■ OBJECTIVE ■
Omit the pictures and print exactly the lines of the listing below, starting at the first and ending at the line containing "74.9, 77.6, 78.9];".

■ DATA LINES ■
· · · · · · ·
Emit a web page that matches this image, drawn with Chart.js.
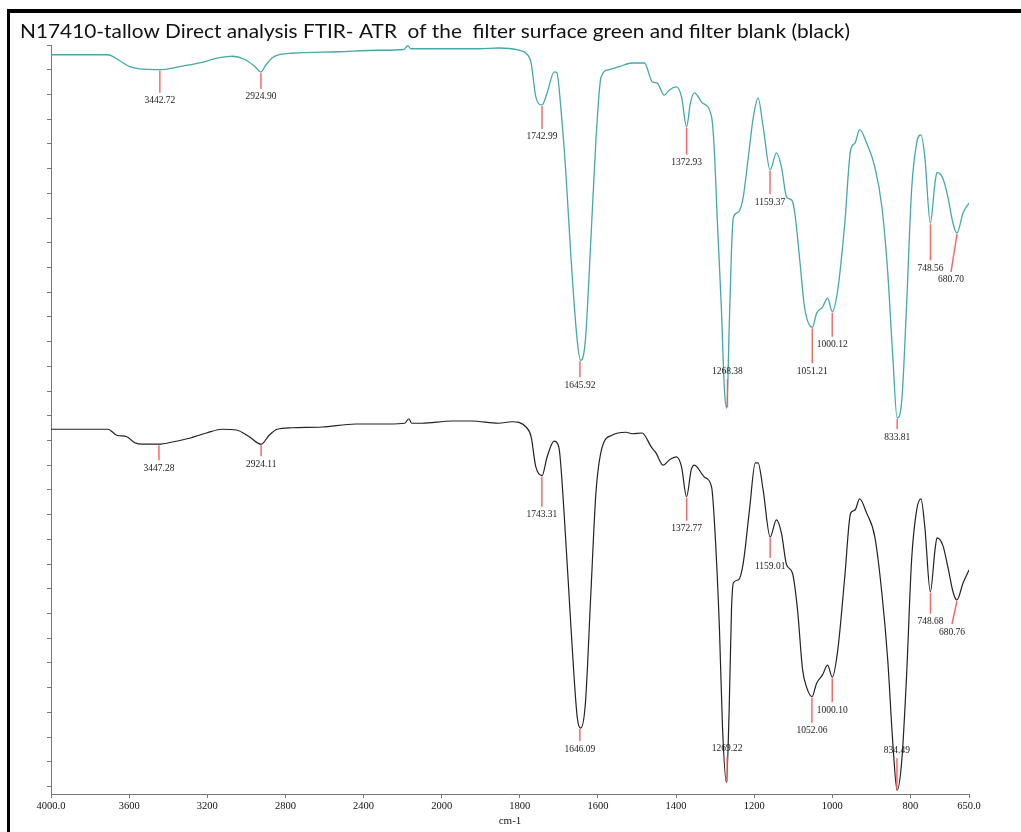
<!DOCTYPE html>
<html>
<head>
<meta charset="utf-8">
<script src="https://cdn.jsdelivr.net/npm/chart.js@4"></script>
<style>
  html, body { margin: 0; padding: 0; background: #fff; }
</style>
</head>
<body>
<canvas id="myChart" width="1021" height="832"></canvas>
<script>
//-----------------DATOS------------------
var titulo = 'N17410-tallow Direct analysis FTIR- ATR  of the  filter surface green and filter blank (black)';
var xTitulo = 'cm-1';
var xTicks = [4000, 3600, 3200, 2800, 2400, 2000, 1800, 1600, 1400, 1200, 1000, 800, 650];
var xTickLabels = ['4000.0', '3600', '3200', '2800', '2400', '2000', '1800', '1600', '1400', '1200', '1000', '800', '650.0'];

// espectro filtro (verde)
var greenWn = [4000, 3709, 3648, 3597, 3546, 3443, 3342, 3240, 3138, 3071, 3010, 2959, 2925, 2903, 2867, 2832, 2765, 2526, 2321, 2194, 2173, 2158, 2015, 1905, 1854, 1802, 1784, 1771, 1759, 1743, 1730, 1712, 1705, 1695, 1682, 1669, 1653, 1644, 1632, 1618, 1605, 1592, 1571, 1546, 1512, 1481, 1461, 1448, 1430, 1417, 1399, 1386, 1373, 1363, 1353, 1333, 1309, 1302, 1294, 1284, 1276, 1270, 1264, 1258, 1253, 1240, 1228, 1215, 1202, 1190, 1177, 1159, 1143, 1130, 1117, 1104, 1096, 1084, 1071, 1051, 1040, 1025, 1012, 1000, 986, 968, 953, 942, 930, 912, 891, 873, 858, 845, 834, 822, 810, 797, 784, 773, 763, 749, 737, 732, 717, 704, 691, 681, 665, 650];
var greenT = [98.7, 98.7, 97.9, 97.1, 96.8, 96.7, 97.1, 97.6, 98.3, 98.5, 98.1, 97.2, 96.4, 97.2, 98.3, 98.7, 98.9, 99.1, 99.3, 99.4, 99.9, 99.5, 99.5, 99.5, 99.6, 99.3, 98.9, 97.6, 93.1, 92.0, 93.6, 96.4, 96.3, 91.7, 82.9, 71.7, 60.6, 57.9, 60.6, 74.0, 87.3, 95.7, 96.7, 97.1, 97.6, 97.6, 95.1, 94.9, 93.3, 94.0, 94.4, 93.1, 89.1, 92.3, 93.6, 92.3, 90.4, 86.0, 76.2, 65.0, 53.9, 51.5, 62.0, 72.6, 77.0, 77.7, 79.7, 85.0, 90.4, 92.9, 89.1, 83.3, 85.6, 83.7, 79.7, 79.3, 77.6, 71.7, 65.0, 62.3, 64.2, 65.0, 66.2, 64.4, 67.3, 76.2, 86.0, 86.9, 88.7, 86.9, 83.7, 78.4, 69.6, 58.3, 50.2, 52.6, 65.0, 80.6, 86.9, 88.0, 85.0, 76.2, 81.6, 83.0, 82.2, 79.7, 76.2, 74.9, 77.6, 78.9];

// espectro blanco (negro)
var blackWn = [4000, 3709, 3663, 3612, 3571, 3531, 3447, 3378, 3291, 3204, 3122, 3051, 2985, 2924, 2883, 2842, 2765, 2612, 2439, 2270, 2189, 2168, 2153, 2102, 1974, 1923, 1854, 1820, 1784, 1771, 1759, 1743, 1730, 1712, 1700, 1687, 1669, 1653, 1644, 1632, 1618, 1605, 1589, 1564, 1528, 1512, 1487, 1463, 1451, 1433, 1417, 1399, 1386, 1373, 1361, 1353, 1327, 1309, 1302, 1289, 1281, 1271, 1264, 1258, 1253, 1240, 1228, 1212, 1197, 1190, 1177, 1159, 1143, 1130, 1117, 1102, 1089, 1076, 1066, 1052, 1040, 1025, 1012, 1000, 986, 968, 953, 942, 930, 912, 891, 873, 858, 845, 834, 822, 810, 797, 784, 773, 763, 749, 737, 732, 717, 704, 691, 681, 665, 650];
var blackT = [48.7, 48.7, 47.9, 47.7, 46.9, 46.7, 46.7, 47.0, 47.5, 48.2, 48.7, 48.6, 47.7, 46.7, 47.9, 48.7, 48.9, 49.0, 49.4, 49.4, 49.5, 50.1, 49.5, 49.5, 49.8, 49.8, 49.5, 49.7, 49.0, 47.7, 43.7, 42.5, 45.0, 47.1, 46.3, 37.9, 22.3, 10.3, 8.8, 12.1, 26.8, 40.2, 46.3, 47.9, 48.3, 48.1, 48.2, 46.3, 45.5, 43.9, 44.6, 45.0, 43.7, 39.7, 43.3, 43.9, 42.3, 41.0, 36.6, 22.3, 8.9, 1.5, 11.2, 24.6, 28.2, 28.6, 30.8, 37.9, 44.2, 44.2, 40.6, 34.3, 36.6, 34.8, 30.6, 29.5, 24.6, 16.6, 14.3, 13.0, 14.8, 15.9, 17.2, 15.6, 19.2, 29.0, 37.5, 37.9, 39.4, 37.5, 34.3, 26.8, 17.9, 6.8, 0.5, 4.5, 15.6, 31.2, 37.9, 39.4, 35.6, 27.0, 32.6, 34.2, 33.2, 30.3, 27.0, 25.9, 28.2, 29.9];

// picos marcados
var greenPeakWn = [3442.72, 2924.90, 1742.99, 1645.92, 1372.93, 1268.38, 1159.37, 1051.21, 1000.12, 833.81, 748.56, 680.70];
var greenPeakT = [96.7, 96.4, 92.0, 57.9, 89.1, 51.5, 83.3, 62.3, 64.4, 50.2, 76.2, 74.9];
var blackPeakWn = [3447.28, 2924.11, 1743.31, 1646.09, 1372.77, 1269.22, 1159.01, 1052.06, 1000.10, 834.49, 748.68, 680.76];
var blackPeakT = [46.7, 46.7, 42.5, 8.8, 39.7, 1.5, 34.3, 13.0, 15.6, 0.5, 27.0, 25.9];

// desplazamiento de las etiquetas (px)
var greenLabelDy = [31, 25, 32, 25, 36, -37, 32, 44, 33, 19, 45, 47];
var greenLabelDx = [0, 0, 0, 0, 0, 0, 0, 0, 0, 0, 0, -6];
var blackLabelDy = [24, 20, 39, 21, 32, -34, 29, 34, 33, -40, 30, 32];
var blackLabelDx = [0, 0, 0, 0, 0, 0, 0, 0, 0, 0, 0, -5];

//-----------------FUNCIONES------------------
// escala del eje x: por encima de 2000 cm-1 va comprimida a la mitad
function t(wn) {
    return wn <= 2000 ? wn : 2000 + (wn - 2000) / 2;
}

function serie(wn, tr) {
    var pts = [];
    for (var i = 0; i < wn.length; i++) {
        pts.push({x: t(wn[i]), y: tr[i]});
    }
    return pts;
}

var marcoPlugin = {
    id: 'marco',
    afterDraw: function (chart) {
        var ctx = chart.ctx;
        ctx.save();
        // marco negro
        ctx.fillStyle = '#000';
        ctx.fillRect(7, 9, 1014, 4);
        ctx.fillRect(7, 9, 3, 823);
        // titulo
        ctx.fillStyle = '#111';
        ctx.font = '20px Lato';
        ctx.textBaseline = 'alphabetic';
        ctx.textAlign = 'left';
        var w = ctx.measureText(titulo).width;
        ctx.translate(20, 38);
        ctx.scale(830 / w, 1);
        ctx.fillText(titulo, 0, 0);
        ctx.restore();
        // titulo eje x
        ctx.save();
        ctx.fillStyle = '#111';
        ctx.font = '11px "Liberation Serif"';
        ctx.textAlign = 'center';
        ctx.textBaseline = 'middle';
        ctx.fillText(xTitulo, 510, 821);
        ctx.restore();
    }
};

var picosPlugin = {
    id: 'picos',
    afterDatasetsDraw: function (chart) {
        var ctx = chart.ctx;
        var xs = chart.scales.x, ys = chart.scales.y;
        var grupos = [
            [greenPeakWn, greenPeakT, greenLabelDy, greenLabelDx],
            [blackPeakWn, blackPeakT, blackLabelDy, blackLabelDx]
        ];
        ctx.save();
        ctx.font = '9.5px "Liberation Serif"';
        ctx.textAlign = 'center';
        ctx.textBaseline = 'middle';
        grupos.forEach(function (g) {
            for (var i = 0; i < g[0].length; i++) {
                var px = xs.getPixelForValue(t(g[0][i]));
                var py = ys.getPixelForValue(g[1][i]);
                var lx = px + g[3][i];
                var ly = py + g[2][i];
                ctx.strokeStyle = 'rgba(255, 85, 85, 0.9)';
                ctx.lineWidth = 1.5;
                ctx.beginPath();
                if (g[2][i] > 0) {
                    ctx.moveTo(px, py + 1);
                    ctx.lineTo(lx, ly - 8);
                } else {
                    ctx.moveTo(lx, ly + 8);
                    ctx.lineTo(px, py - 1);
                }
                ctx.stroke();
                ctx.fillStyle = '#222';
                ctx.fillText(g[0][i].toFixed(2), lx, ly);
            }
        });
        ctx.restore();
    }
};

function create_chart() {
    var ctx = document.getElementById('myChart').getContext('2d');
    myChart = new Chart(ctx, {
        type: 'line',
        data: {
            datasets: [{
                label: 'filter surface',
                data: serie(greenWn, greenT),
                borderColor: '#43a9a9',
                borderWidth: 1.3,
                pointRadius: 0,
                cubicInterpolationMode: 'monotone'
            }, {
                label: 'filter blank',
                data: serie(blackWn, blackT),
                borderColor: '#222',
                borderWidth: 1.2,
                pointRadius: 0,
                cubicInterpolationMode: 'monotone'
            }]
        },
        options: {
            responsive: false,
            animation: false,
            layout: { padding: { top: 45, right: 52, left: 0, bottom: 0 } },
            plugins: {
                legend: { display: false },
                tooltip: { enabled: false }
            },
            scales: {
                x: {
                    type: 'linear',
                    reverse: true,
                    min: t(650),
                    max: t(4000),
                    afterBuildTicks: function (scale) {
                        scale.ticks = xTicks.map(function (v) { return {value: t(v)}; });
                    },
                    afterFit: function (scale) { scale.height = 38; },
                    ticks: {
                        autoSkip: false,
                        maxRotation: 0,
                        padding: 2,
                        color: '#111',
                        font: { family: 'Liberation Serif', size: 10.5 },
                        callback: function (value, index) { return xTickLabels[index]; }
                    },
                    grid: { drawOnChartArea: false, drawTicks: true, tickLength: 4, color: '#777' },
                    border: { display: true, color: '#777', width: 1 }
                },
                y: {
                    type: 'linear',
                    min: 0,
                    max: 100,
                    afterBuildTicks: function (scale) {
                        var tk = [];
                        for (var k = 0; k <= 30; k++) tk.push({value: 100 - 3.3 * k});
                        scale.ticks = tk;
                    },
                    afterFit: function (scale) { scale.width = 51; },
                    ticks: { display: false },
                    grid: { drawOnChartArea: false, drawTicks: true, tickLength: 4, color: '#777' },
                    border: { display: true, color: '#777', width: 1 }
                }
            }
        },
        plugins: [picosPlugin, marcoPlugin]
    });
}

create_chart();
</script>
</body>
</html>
· · · · · · ·
■ EXERCISE OUTPUT ■
Emit a web page that matches this image, drawn with Chart.js.
<!DOCTYPE html>
<html>
<head>
<meta charset="utf-8">
<script src="https://cdn.jsdelivr.net/npm/chart.js@4"></script>
<style>
  html, body { margin: 0; padding: 0; background: #fff; }
</style>
</head>
<body>
<canvas id="myChart" width="1021" height="832"></canvas>
<script>
//-----------------DATOS------------------
var titulo = 'N17410-tallow Direct analysis FTIR- ATR  of the  filter surface green and filter blank (black)';
var xTitulo = 'cm-1';
var xTicks = [4000, 3600, 3200, 2800, 2400, 2000, 1800, 1600, 1400, 1200, 1000, 800, 650];
var xTickLabels = ['4000.0', '3600', '3200', '2800', '2400', '2000', '1800', '1600', '1400', '1200', '1000', '800', '650.0'];

// espectro filtro (verde)
var greenWn = [4000, 3709, 3648, 3597, 3546, 3443, 3342, 3240, 3138, 3071, 3010, 2959, 2925, 2903, 2867, 2832, 2765, 2526, 2321, 2194, 2173, 2158, 2015, 1905, 1854, 1802, 1784, 1771, 1759, 1743, 1730, 1712, 1705, 1695, 1682, 1669, 1653, 1644, 1632, 1618, 1605, 1592, 1571, 1546, 1512, 1481, 1461, 1448, 1430, 1417, 1399, 1386, 1373, 1363, 1353, 1333, 1309, 1302, 1294, 1284, 1276, 1270, 1264, 1258, 1253, 1240, 1228, 1215, 1202, 1190, 1177, 1159, 1143, 1130, 1117, 1104, 1096, 1084, 1071, 1051, 1040, 1025, 1012, 1000, 986, 968, 953, 942, 930, 912, 891, 873, 858, 845, 834, 822, 810, 797, 784, 773, 763, 749, 737, 732, 717, 704, 691, 681, 665, 650];
var greenT = [98.7, 98.7, 97.9, 97.1, 96.8, 96.7, 97.1, 97.6, 98.3, 98.5, 98.1, 97.2, 96.4, 97.2, 98.3, 98.7, 98.9, 99.1, 99.3, 99.4, 99.9, 99.5, 99.5, 99.5, 99.6, 99.3, 98.9, 97.6, 93.1, 92.0, 93.6, 96.4, 96.3, 91.7, 82.9, 71.7, 60.6, 57.9, 60.6, 74.0, 87.3, 95.7, 96.7, 97.1, 97.6, 97.6, 95.1, 94.9, 93.3, 94.0, 94.4, 93.1, 89.1, 92.3, 93.6, 92.3, 90.4, 86.0, 76.2, 65.0, 53.9, 51.5, 62.0, 72.6, 77.0, 77.7, 79.7, 85.0, 90.4, 92.9, 89.1, 83.3, 85.6, 83.7, 79.7, 79.3, 77.6, 71.7, 65.0, 62.3, 64.2, 65.0, 66.2, 64.4, 67.3, 76.2, 86.0, 86.9, 88.7, 86.9, 83.7, 78.4, 69.6, 58.3, 50.2, 52.6, 65.0, 80.6, 86.9, 88.0, 85.0, 76.2, 81.6, 83.0, 82.2, 79.7, 76.2, 74.9, 77.6, 78.9];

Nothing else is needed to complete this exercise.